On October 7th, The Washington Post released the infamous “Access Hollywood” video, in which Trump discussed in graphic detail how he enjoyed sexually assaulting young women. He later claimed it was just “locker room talk,” and never actually happened.

Three weeks later, in a letter to Congress, FBI Director James B. Comey, disclosed that potentially damaging e-mails had been found on a computer owned by the husband of Hillary Clinton’s top assistant, Huma Abedin. Considering the closeness of the election, this October surprise probably changed the outcome.

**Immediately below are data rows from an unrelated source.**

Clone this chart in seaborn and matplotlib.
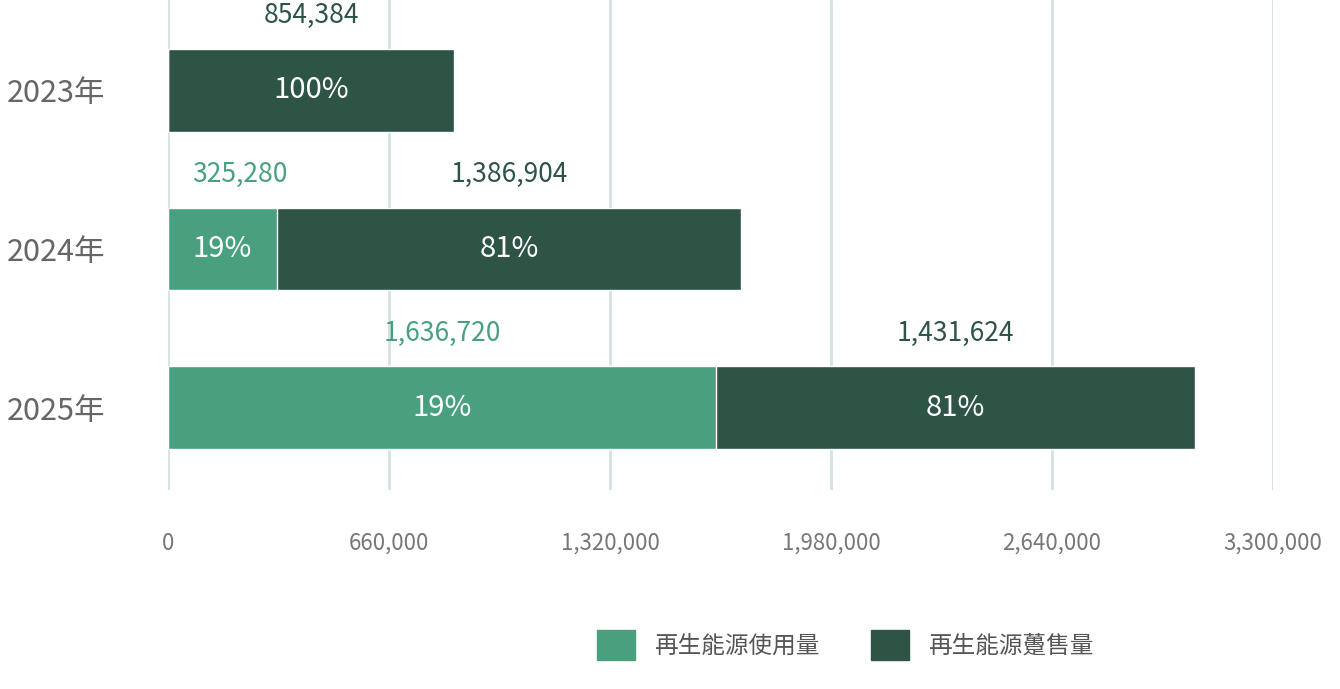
import matplotlib
matplotlib.use("Agg")
import matplotlib.pyplot as plt
import seaborn as sns
import pandas as pd
from matplotlib.patches import Patch

years = ["2023年", "2024年", "2025年"]
used = [0, 325280, 1636720]
sold = [854384, 1386904, 1431624]
used_pct = ["", "19%", "19%"]
sold_pct = ["100%", "81%", "81%"]
ticks = [0, 660000, 1320000, 1980000, 2640000, 3300000]

GREEN = "#48a07f"
DARK = "#2e5446"
sns.set_style("white")
plt.rcParams['font.family'] = ['Noto Sans CJK TC', 'DejaVu Sans']

totals = [u + s for u, s in zip(used, sold)]
df = pd.DataFrame({"year": years, "used": used, "total": totals})

fig = plt.figure(figsize=(13.4, 6.89), dpi=100)
ax = fig.add_axes([168/1340, 1-490/689, (1273-168)/1340, 490/689])
for t in ticks:
    ax.axvline(t, color="#d3e3df", lw=2, zorder=0)
sns.barplot(data=df, y="year", x="total", color=DARK, orient="h", width=0.52, ax=ax, zorder=2, saturation=1)
sns.barplot(data=df, y="year", x="used", color=GREEN, orient="h", width=0.52, ax=ax, zorder=3, saturation=1)
ax.set_xlim(0, 3300000)
ax.set_ylim(2.52, -0.57)
for i in range(3):
    if used[i] > 0:
        ax.text(used[i]/2, i, used_pct[i], ha="center", va="center", color="white", fontsize=21, zorder=5)
        ax.text(used[i]/2 if i == 2 else 215000, i-0.47, f"{used[i]:,}", ha="center", va="center", color=GREEN, fontsize=19, zorder=5)
    c = used[i] + sold[i]/2
    ax.text(c, i, sold_pct[i], ha="center", va="center", color="white", fontsize=21, zorder=5)
    ax.text(c, i-0.47, f"{sold[i]:,}", ha="center", va="center", color=DARK, fontsize=19, zorder=5)
ax.set_xticks(ticks)
ax.set_xticklabels([f"{t:,}" for t in ticks], color="#777777", fontsize=16)
ax.tick_params(axis="x", length=0, pad=30)
ax.tick_params(axis="y", length=0, pad=45)
ax.set_yticks(range(3))
ax.set_yticklabels(years, color="#666666", fontsize=22)
ax.set_xlabel(""); ax.set_ylabel("")
for s in ax.spines.values():
    s.set_visible(False)
handles = [Patch(color=GREEN, label="再生能源使用量"), Patch(color=DARK, label="再生能源躉售量")]
fig.legend(handles=handles, loc="center", bbox_to_anchor=(845/1340, 1-645/689), ncol=2, frameon=False,
           fontsize=17, handlelength=1.6, handleheight=1.6, columnspacing=2.2, labelcolor="#555555")
fig.savefig("out.png", dpi=100)
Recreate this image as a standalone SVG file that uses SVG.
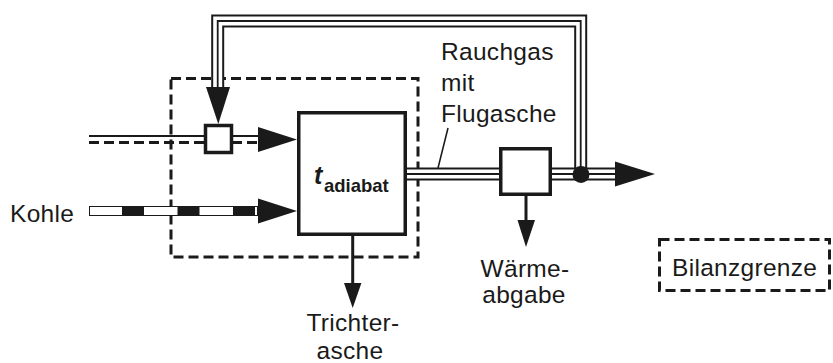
<svg xmlns="http://www.w3.org/2000/svg" width="833" height="363" viewBox="0 0 833 363">
<style>
  text { font-family: "Liberation Sans", Arial, sans-serif; fill: #1a1a1a; }
  .lbl { font-size: 24.5px; letter-spacing: 0.3px; }
  .box { fill: #fff; stroke: #1a1a1a; stroke-width: 3.5; }
  .bound { fill: none; stroke: #1a1a1a; stroke-width: 3; stroke-dasharray: 10 5; }
  .ah { fill: #1a1a1a; stroke: none; }
  .thin { fill: none; stroke: #1a1a1a; stroke-width: 2; }
  .dsh { fill: none; stroke: #1a1a1a; stroke-width: 3; stroke-dasharray: 10 5; }
  .t1 { fill: none; stroke: #1a1a1a; stroke-width: 13; }
  .t2 { fill: none; stroke: #fff; stroke-width: 9; }
  .t3 { fill: none; stroke: #1a1a1a; stroke-width: 1.8; }
  .k1 { fill: none; stroke: #1a1a1a; stroke-width: 10; }
  .k2 { fill: none; stroke: #fff; stroke-width: 8; }
  .k3 { fill: none; stroke: #1a1a1a; stroke-width: 10; stroke-dasharray: 22 33.5; stroke-dashoffset: 22.5; }
  .stem { fill: none; stroke: #1a1a1a; stroke-width: 3; }
</style>

<g id="bilanzgrenze">
  <rect class="bound" x="171" y="78.5" width="247" height="178.5"/>
</g>

<g id="connectors">
  <!-- incoming stream (solid + dashed) -->
  <path class="thin" d="M89 136 H205 M232 136 H258"/>
  <path class="dsh" d="M89 142.5 H205 M232 142.5 H258"/>
  <polygon class="ah" points="258,127 297,139.5 258,152"/>
  <!-- Kohle -->
  <path class="k1" d="M89 211 H258"/>
  <path class="k2" d="M90 211 H257"/>
  <path class="k3" d="M89 211 H258"/>
  <polygon class="ah" points="258,198.5 297,211 258,223.5"/>
  <!-- recycle flue gas -->
  <path class="t1" d="M217.7 87 V21 H580.7 V174"/>
  <path class="t2" d="M217.7 87 V21 H580.7 V174"/>
  <path class="t3" d="M217.7 87 V21 H580.7 V174"/>
  <polygon class="ah" points="206,87 230,87 218.3,124"/>
  <!-- flue gas out of furnace -->
  <path class="t1" d="M407 174 H499 M552 174 H615"/>
  <path class="t2" d="M407 174 H499 M552 174 H615"/>
  <path class="t3" d="M407 174 H499 M552 174 H615"/>
  <polygon class="ah" points="615,161.5 655,174 615,186.5"/>
  <circle cx="581" cy="174.5" r="8.5" fill="#1a1a1a"/>
  <!-- Trichterasche -->
  <path class="stem" d="M352.7 236 V284"/>
  <polygon class="ah" points="344,283 361.4,283 352.7,308"/>
  <!-- Waermeabgabe -->
  <path class="stem" d="M526 196 V221"/>
  <polygon class="ah" points="517.5,220 535,220 526,247"/>
  <!-- leader -->
  <path d="M448 128 L438 168" fill="none" stroke="#1a1a1a" stroke-width="1.5"/>
</g>

<g id="mischer">
  <rect class="box" x="205.5" y="125.5" width="26" height="27"/>
</g>

<g id="feuerung">
  <rect class="box" x="298.75" y="112.75" width="106.5" height="121.5"/>
  <text x="314" y="184" font-size="25" font-weight="bold" font-style="italic">t</text>
  <text x="324" y="192" font-size="18.5" font-weight="bold">adiabat</text>
</g>

<g id="waermetauscher">
  <rect class="box" x="500.75" y="148.75" width="49.5" height="45.5"/>
</g>

<g id="labels">
  <text class="lbl" x="10" y="222">Kohle</text>
  <text class="lbl" x="441" y="60">Rauchgas</text>
  <text class="lbl" x="441" y="91">mit</text>
  <text class="lbl" x="441" y="122">Flugasche</text>
  <text class="lbl" x="353" y="331" text-anchor="middle">Trichter-</text>
  <text class="lbl" x="350" y="359" text-anchor="middle">asche</text>
  <text class="lbl" x="525" y="277" text-anchor="middle">Wärme-</text>
  <text class="lbl" x="524" y="303" text-anchor="middle">abgabe</text>
</g>

<g id="legende">
  <rect class="bound" x="659.5" y="239.5" width="170" height="51"/>
  <text class="lbl" x="672" y="276">Bilanzgrenze</text>
</g>
</svg>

There will surely be some surprises launched by President Trump’s campaign this October, and possibly by Joe Biden’s as well. But this year’s September surprises will be extremely hard acts to follow.

The First Surprise Of September: Disparaging Veterns

In the September issue of The Atlantic Monthly, editor-in-chief Jeffrey Goldberg disclosed that President Trump had disparaged American servicemen and women who died in combat as “suckers and losers,” citing multiple anonymous sources. A few days later, veteran Fox Newswoman Jennifer Griffin corroborated some of the sources. Trump’s reaction? He demanded that she be fired.

Goldberg also contended that Trump tried to ban wounded veterans – especially amputees—from military parades on the grounds that they would detract from these festive activities.

The next September surprise was the release of eighteen audio recordings Trump had made with Bob Woodward, for Rage, a book he was writing about Trump’s presidency. These recordings made very clear that the president was well aware of the potential deadliness of the coronavirus by early February. But he not only chose not to inform the American people for fear that this would cause a panic, but did not order taking any countermeasures to prevent its possible spreading. He himself marveled that the virus was five times as deadly as the common flu, which Trump acknowledged, killed about 25,000 Americans each year. In addition, he knew that because the virus was airborne, it had the potential to spread very rapidly.

So our president knew back then that we could soon have a pandemic on our hands, and he not only kept this knowledge from the American people, but he left our nation utterly unprepared when the pandemic roared out of control in late March.

Trump Paid Just $750 In Taxes in 2016 And 2017

Finally, we come to the third surprise of September – the disclosure by The New York Times that Trump, a purported multibillionaire, paid just $750 in federal income tax in 2016 and 2017, and nothing in fifteen of the twenty preceding years.

In addition, he owed over $400,000,000 in personal loans, which will come due during the next four years. How much of this was owed to foreigners? And if he were reelected, what leverage would these foreigners have over the president of the United States?

No wonder Trump has so vehemently refused to make his income tax returns available, as did every other major presidential candidate since Richard Nixon. What was he hiding? That several of his businesses were hemorrhaging cash? That he wasn’t such an astute businessman after all? That he was beholden to foreign lenders? Or simply that he paid less federal income tax than most Americans?

Each of these alarming three disclosures will surely cost Trump very dearly at the polls. And now that October has arrived, perhaps we can look forward to still more surprises.